Zespri Chairman Peter McBride says the updated regulations will enable Zespri to recommend changes to its constitution to align shareholding of the company more closely with production.

“Our industry asked the government to update the regulations to allow us to develop a sustainable and long-term plan to maximise the wealth of New Zealand kiwifruit growers. That means taking action to develop the broadest-possible alignment between total production and shareholding, to strengthen grower ownership of the industry,” says Mr McBride.

Over time, the New Zealand kiwifruit industry has seen a growing misalignment between growers who supply kiwifruit to Zespri and people who own shares in Zespri. One reason is that orchards have been bought and sold but those leaving the industry have not always sold their shares to existing growers. A result is that a number of growers do not own shares.

Zespri now intends to hold a Special Meeting as soon as practically possible following consultation with shareholders, to ask shareholders to support changes to its constitution designed to improve shareholder alignment, including increasing the number of growers that own shares.

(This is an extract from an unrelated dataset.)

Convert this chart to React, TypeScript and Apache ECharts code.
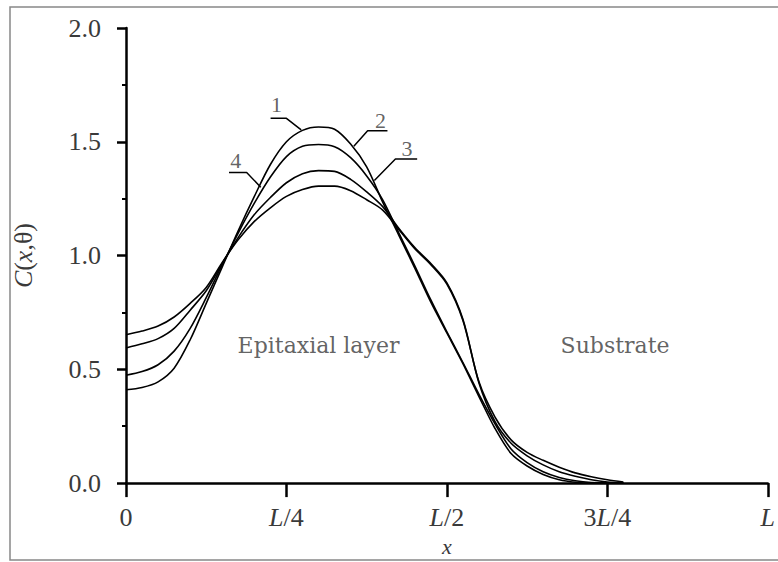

Zespri plans to support this process by carrying out a targeted share buyback and issue programme next year. These measures require shareholder approval and would come into effect over a number of years. Zespri will communicate further details about the planned recommendations at its annual meeting on 24 August.

In addition, the Government has updated the definition of Zespri’s core business in the regulations. The change acknowledges that Zespri’s model has evolved, and recognises that research and development, market development and marketing are essential in leading the world in delivering quality kiwifruit and providing strong sustainable returns to New Zealand growers.

The regulatory change is a significant milestone in a comprehensive industry review process spanning three years, including a grower referendum in 2015 that had the highest turnout in a horticultural referendum in recent history.

“I would like to acknowledge Minister Nathan Guy again for his strong support of the industry and the Ministry for Primary Industries for their hard work throughout the process,” says Mr McBride.